Clock ticks for women in Japan seeking love at work
As much as I hate to spoil the whole 春の陽気 (haru no yōki, springtime cheer) thing, I have some bad news about Japanese love relationships, specifically 社内恋愛 (shanai-renai, intra-company love affairs).
Despite our 超高齢化社会 (chō-kōreika-shakai, super-aging society), an increasing awareness of alternative lifestyles and the ever-growing number of women in the workforce, some things remain stubbornly the same. It’s hard for women over 30 to find a partner within the workplace circle, and the odds are stacked higher against her with each passing year.

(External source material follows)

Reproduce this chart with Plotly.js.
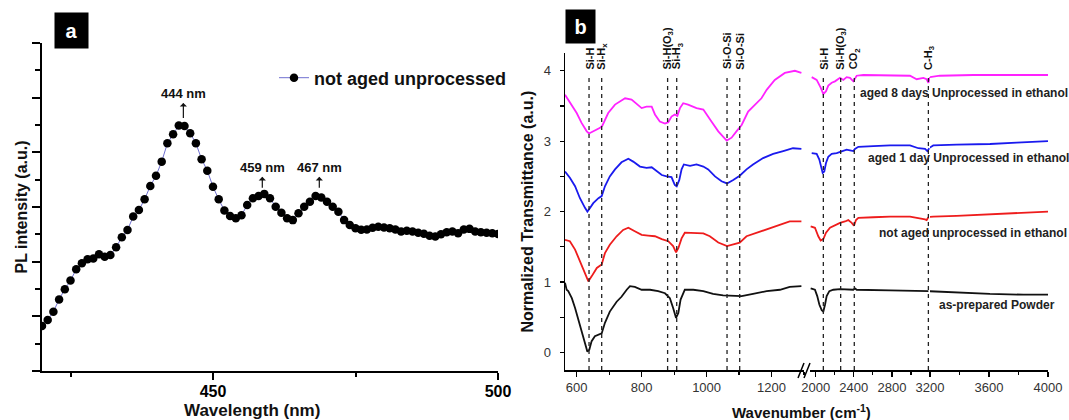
<!DOCTYPE html>
<html><head><meta charset="utf-8">
<script src="https://cdn.plot.ly/plotly-3.0.1.min.js"></script>
<style>html,body{margin:0;padding:0;background:#fff;} #chart{width:1069px;height:420px;}</style>
</head><body><div id="chart"></div>
<script>
const W = 1069, H = 420;
const px = x => x / W, py = y => 1 - y / H;
const FONT = 'Liberation Sans, Arial, sans-serif';

// ---------- Panel a data ----------
const wavelength = [420,421,422,423,424,425,426,427,428,429,430,431,432,433,434,435,436,437,438,439,440,
  441,442,443,444,445,446,447,448,449,450,451,452,453,454,455,456,457,458,459,460,
  461,462,463,464,465,466,467,468,469,470,471,472,473,474,475,476,477,478,479,480,
  481,482,483,484,485,486,487,488,489,490,491,492,493,494,495,496,497,498,499,500];
const plIntensity = [1.65,1.87,2.17,2.62,2.99,3.31,3.72,3.94,4.09,4.12,4.27,4.18,4.24,4.53,4.89,5.16,5.65,5.89,6.28,6.77,7.14,
  7.66,8.33,8.66,8.98,8.96,8.70,8.33,7.75,7.33,6.74,6.28,5.87,5.67,5.59,5.70,6.07,6.32,6.40,6.48,6.32,
  6.01,5.79,5.59,5.52,5.77,6.01,6.19,6.40,6.35,6.19,6.01,5.83,5.52,5.34,5.22,5.17,5.18,5.24,5.28,5.25,
  5.22,5.18,5.10,5.13,5.10,5.06,5.02,4.95,4.92,5.00,5.08,5.10,5.04,5.18,5.20,5.10,5.08,5.06,5.04,5.01];
const legendName = 'not aged unprocessed';
const peakText = ['444 nm', '459 nm', '467 nm'];
const peakArrowX = [444.8, 458.65, 468.65];
const peakArrowTailY = [9.26, 6.7, 6.7];
const peakTextOffset = [-24, -20, -20];

// ---------- Panel b data ----------
const sampleNames = ['aged 8 days Unprocessed in ethanol', 'aged 1 day Unprocessed in ethanol',
  'not aged unprocessed in ethanol', 'as-prepared Powder'];
const sampleColors = ['#ff22ff', '#1a1aee', '#ee1c1c', '#111111'];

const magWL = [564,574,585,600,615,631,638,651,672,679,697,718,749,769,800,815,831,841,856,872,882,892,902,910,918,928,943,969,990,1015,1036,1062,1077,1092,1108,1128,1149,1169,1185,1210,1241,1272,1292];
const magVL = [3.66,3.59,3.52,3.40,3.26,3.14,3.11,3.14,3.19,3.22,3.40,3.52,3.61,3.59,3.47,3.49,3.49,3.38,3.28,3.25,3.27,3.35,3.38,3.36,3.47,3.54,3.52,3.47,3.45,3.28,3.14,3.01,3.05,3.14,3.23,3.42,3.52,3.61,3.73,3.87,3.97,4.00,3.97];
const magWR = [1958,2010,2052,2080,2108,2132,2168,2202,2255,2290,2325,2360,2395,2412,2430,2500,2780,2990,3060,3130,3165,3183,3200,3268,3494,3833,4000];
const magVR = [3.91,3.87,3.76,3.67,3.71,3.79,3.83,3.85,3.90,3.87,3.91,3.90,3.85,3.90,3.93,3.94,3.94,3.93,3.88,3.90,3.88,3.83,3.91,3.93,3.94,3.94,3.94];

const bluWL = [564,579,595,610,626,633,641,651,667,677,687,702,718,738,759,774,795,815,831,846,862,877,892,902,908,916,923,930,949,969,990,1005,1026,1046,1063,1082,1102,1123,1143,1174,1205,1236,1266,1292];
const bluVL = [2.57,2.48,2.36,2.19,2.05,2.00,2.05,2.12,2.19,2.22,2.36,2.50,2.60,2.70,2.75,2.71,2.64,2.62,2.63,2.57,2.52,2.50,2.49,2.38,2.36,2.45,2.60,2.67,2.65,2.67,2.64,2.60,2.50,2.43,2.40,2.45,2.51,2.60,2.67,2.76,2.82,2.86,2.90,2.89];
const bluWR = [1958,2010,2038,2056,2073,2090,2108,2132,2168,2220,2273,2325,2360,2395,2412,2448,2605,2780,2990,3078,3148,3172,3193,3223,3381,3607,3788,4000];
const bluVR = [2.83,2.82,2.74,2.62,2.55,2.57,2.69,2.78,2.82,2.83,2.86,2.88,2.87,2.86,2.89,2.92,2.93,2.94,2.94,2.90,2.89,2.86,2.90,2.94,2.95,2.96,2.98,3.00];

const redWL = [564,579,595,610,626,636,646,662,677,687,702,723,743,759,779,800,820,841,862,882,897,906,913,923,933,959,990,1010,1036,1063,1082,1102,1123,1154,1185,1215,1256,1292];
const redVL = [1.60,1.58,1.46,1.29,1.10,1.01,1.08,1.20,1.25,1.41,1.53,1.65,1.74,1.77,1.72,1.67,1.66,1.65,1.61,1.58,1.51,1.42,1.48,1.62,1.70,1.70,1.69,1.65,1.56,1.51,1.53,1.56,1.65,1.70,1.75,1.80,1.86,1.86];
const redWR = [1947,1992,2027,2052,2080,2108,2150,2202,2255,2307,2342,2378,2402,2423,2448,2605,2780,2990,3095,3148,3165,3183,3223,3381,3607,3833,4000];
const redVR = [1.79,1.77,1.65,1.59,1.61,1.70,1.77,1.81,1.84,1.86,1.88,1.84,1.80,1.88,1.91,1.92,1.93,1.93,1.91,1.89,1.88,1.92,1.93,1.94,1.96,1.98,2.00];

const blkWL = [564,569,574,585,595,605,615,626,633,639,646,656,667,677,687,702,723,738,754,764,779,800,826,851,872,887,897,906,913,920,933,959,990,1020,1051,1082,1108,1143,1185,1226,1256,1292];
const blkVL = [0.99,0.89,0.87,0.77,0.63,0.46,0.28,0.11,0.01,0.04,0.16,0.23,0.25,0.27,0.42,0.58,0.72,0.79,0.89,0.94,0.93,0.89,0.89,0.87,0.84,0.77,0.63,0.49,0.56,0.75,0.89,0.89,0.87,0.83,0.81,0.80,0.80,0.83,0.87,0.89,0.93,0.94];
const blkWR = [1947,1992,2016,2038,2063,2080,2098,2115,2143,2185,2255,2342,2395,2412,2430,2780,3130,3183,3381,3607,3833,4000];
const blkVR = [0.91,0.89,0.80,0.68,0.60,0.58,0.68,0.80,0.87,0.89,0.90,0.89,0.89,0.91,0.89,0.88,0.87,0.87,0.85,0.83,0.82,0.82];

const bandNamesL = ['Si-H', 'Si-H<sub>x</sub>', 'Si-H(O<sub>3</sub>)', 'Si-H<sub>3</sub>', 'Si-O-Si', 'Si-O-Si'];
const bandPosL = [638, 677, 880, 908, 1063, 1102];
const bandNamesR = ['Si-H', 'Si-H(O<sub>3</sub>)', 'CO<sub>2</sub>', 'C-H<sub>3</sub>'];
const bandPosR = [2080, 2262, 2405, 3183];

const seriesL = [[magWL, magVL], [bluWL, bluVL], [redWL, redVL], [blkWL, blkVL]];
const seriesR = [[magWR, magVR], [bluWR, bluVR], [redWR, redVR], [blkWR, blkVR]];
const BREAK2 = 3200;

// ---------- traces ----------
const traces = [{
  x: wavelength, y: plIntensity, xaxis: 'x', yaxis: 'y', type: 'scatter', mode: 'lines+markers',
  name: legendName, line: {color: '#6f6fd0', width: 1},
  marker: {color: '#000', size: 8.5}, showlegend: true
}];
seriesL.forEach((s, i) => {
  traces.push({x: s[0], y: s[1], xaxis: 'x2', yaxis: 'y2', type: 'scatter', mode: 'lines',
    line: {color: sampleColors[i], width: 1.8}, showlegend: false, name: sampleNames[i]});
});
seriesR.forEach((s, i) => {
  const a = [], b = [], c = [], d = [];
  s[0].forEach((w, k) => {
    if (w <= BREAK2) { a.push(w); b.push(s[1][k]); }
    if (w >= BREAK2 || (k + 1 < s[0].length && s[0][k + 1] > BREAK2 && w < BREAK2)) { c.push(w); d.push(s[1][k]); }
  });
  traces.push({x: a, y: b, xaxis: 'x3', yaxis: 'y2', type: 'scatter', mode: 'lines',
    line: {color: sampleColors[i], width: 1.8}, showlegend: false, name: sampleNames[i]});
  traces.push({x: c, y: d, xaxis: 'x4', yaxis: 'y2', type: 'scatter', mode: 'lines',
    line: {color: sampleColors[i], width: 1.8}, showlegend: false, name: sampleNames[i]});
});

// ---------- annotations & shapes ----------
const ann = [];
const shapes = [];
peakText.forEach((t, i) => {
  ann.push({xref: 'x', yref: 'y', x: peakArrowX[i], y: peakArrowTailY[i], text: t, showarrow: true,
    ax: 0, ay: peakTextOffset[i], arrowside: 'start', arrowhead: 2, arrowsize: 1, arrowwidth: 1.2,
    arrowcolor: '#111', standoff: 0, startstandoff: 0,
    font: {family: FONT, size: 13, weight: 'bold', color: '#111'}});
});
// panel tags
ann.push({xref: 'paper', yref: 'paper', x: px(71.5), y: py(30.5), xanchor: 'center', yanchor: 'middle',
  text: 'a', showarrow: false, width: 33, height: 35, bgcolor: '#000', borderpad: 0,
  font: {family: FONT, size: 20, weight: 'bold', color: '#fff'}});
ann.push({xref: 'paper', yref: 'paper', x: px(580.5), y: py(26.5), xanchor: 'center', yanchor: 'middle',
  text: 'b', showarrow: false, width: 29, height: 33, bgcolor: '#000', borderpad: 0,
  font: {family: FONT, size: 20, weight: 'bold', color: '#fff'}});
// x titles
ann.push({xref: 'paper', yref: 'paper', x: px(252), y: py(410), xanchor: 'center', yanchor: 'middle',
  text: 'Wavelength (nm)', showarrow: false,
  font: {family: FONT, size: 17, weight: 'bold', color: '#111'}});
ann.push({xref: 'paper', yref: 'paper', x: px(801), y: py(411), xanchor: 'center', yanchor: 'middle',
  text: 'Wavenumber (cm<sup>-1</sup>)', showarrow: false,
  font: {family: FONT, size: 15, weight: 'bold', color: '#111'}});
// band markers
const bandTop = 3.95;
bandPosL.forEach((p, i) => {
  shapes.push({type: 'line', xref: 'x2', yref: 'y2', x0: p, x1: p, y0: -0.25, y1: bandTop,
    line: {color: '#222', width: 1.3, dash: '4px,4px'}});
  ann.push({xref: 'x2', yref: 'y2', x: p, y: 3.99, text: bandNamesL[i], textangle: -90, yanchor: 'bottom', xanchor: 'center',
    showarrow: false, font: {family: FONT, size: 11, weight: 'bold', color: '#111'}});
});
bandPosR.forEach((p, i) => {
  shapes.push({type: 'line', xref: 'x3', yref: 'y2', x0: p, x1: p, y0: -0.25, y1: bandTop,
    line: {color: '#222', width: 1.3, dash: '4px,4px'}});
  ann.push({xref: 'x3', yref: 'y2', x: p, y: 3.99, text: bandNamesR[i], textangle: -90, yanchor: 'bottom', xanchor: 'center',
    showarrow: false, font: {family: FONT, size: 11, weight: 'bold', color: '#111'}});
});
// sample labels
const labelPos = [[858, 93], [866, 158], [877, 233], [937, 305]];
sampleNames.forEach((n, i) => {
  ann.push({xref: 'paper', yref: 'paper', x: px(labelPos[i][0]), y: py(labelPos[i][1]), xanchor: 'left', yanchor: 'middle',
    text: n, showarrow: false, font: {family: FONT, size: 12, weight: 'bold', color: '#222'}});
});
// axis break marks
[[798, 804], [804, 810]].forEach(b => {
  shapes.push({type: 'line', xref: 'paper', yref: 'paper', x0: px(b[0]), y0: py(378), x1: px(b[1]), y1: py(363),
    line: {color: '#000', width: 1.5}});
});

const tfA = {family: FONT, size: 16, weight: 'bold', color: '#000'};
const tfB = {family: FONT, size: 13, color: '#333'};
const xb = {showline: true, linecolor: '#000', linewidth: 1.5, ticks: 'outside', ticklen: 5, tickwidth: 1.2,
  tickcolor: '#000', showgrid: false, zeroline: false, tickfont: tfB, anchor: 'y2', ticklabelstandoff: 0};

const layout = {
  width: W, height: H, margin: {l: 0, r: 0, t: 0, b: 0},
  paper_bgcolor: '#fff', plot_bgcolor: 'rgba(0,0,0,0)',
  font: {family: FONT},
  showlegend: true,
  legend: {x: px(274), y: py(78), xanchor: 'left', yanchor: 'middle', bgcolor: 'rgba(0,0,0,0)',
    font: {family: FONT, size: 18, weight: 'bold', color: '#111'}},
  xaxis: {domain: [px(42), px(498)], range: [420, 500], anchor: 'y', showline: true, linecolor: '#000', linewidth: 2,
    ticks: 'outside', ticklen: 7, tickwidth: 2, tickcolor: '#000', tick0: 400, dtick: 50,
    minor: {dtick: 25, tick0: 400, ticks: 'outside', ticklen: 4, tickwidth: 2, tickcolor: '#000'},
    showgrid: false, zeroline: false, tickfont: tfA, ticklabelstandoff: -2},
  yaxis: {domain: [py(371), py(43)], range: [0, 12], anchor: 'x', showline: true, linecolor: '#000', linewidth: 2,
    ticks: 'outside', ticklen: 8, tickwidth: 2, tickcolor: '#000', tick0: 0, dtick: 2, showticklabels: false,
    minor: {dtick: 1, ticks: 'outside', ticklen: 5, tickwidth: 2, tickcolor: '#000'},
    showgrid: false, zeroline: false,
    title: {text: 'PL intensity (a.u.)', font: {family: FONT, size: 16, weight: 'bold', color: '#111'}, standoff: 0}},
  xaxis2: Object.assign({}, xb, {domain: [px(565), px(804)], range: [564, 1300], tick0: 0, dtick: 200,
    minor: {dtick: 100, ticks: 'outside', ticklen: 3, tickwidth: 1.2, tickcolor: '#000'}}),
  xaxis3: Object.assign({}, xb, {domain: [px(810), px(930)], range: [1940, 3200], tick0: 0, dtick: 400,
    minor: {dtick: 200, ticks: 'outside', ticklen: 3, tickwidth: 1.2, tickcolor: '#000'}}),
  xaxis4: Object.assign({}, xb, {domain: [px(930), px(1048)], range: [3201, 4000], tick0: 0, dtick: 400,
    minor: {dtick: 200, ticks: 'outside', ticklen: 3, tickwidth: 1.2, tickcolor: '#000'}}),
  yaxis2: {domain: [py(370), py(53.2)], range: [-0.25, 4.25], anchor: 'x2', showline: true, linecolor: '#000', linewidth: 1.5,
    ticks: 'outside', ticklen: 4, tickwidth: 1.2, tickcolor: '#000', tick0: 0, dtick: 1,
    minor: {dtick: 0.5, ticks: 'outside', ticklen: 4, tickwidth: 1.2, tickcolor: '#000'},
    showgrid: false, zeroline: false, tickfont: tfB, ticklabelstandoff: 6,
    title: {text: 'Normalized Transmittance (a.u.)', font: {family: FONT, size: 16, weight: 'bold', color: '#111'}, standoff: 6}},
  annotations: ann,
  shapes: shapes
};

Plotly.newPlot('chart', traces, layout, {displayModeBar: false, staticPlot: true});
</script></body></html>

This means that if the fresh-faced 新卒 女子 (shinsotsu joshi, newly graduated young woman) in the ubiquitous black リクルートスーツ (rikurūto sūtsu, “recruit suit”) wishes to find a marriage partner in her 会社 (kaisha, company), she has less than eight years before her chances get drastically reduced.
Apparently, 30 is the cut-off point — 婚活 (konkatsu, partner hunting) agencies point out that only 23 percent of Japanese women get married between the ages of 30 and 34, and that rate gets whittled down to 11 percent between the ages of 35 and 40. No wonder a lot of the young women I talk to these days say more or less the same thing: 学生時代の彼氏をキープしとかないと後がつらい (Gakusei-jidai no kareshi o kiipu shi to kanai to ato ga tsurai, “It’s better to keep your college boyfriend close at hand, because hard times may be ahead”).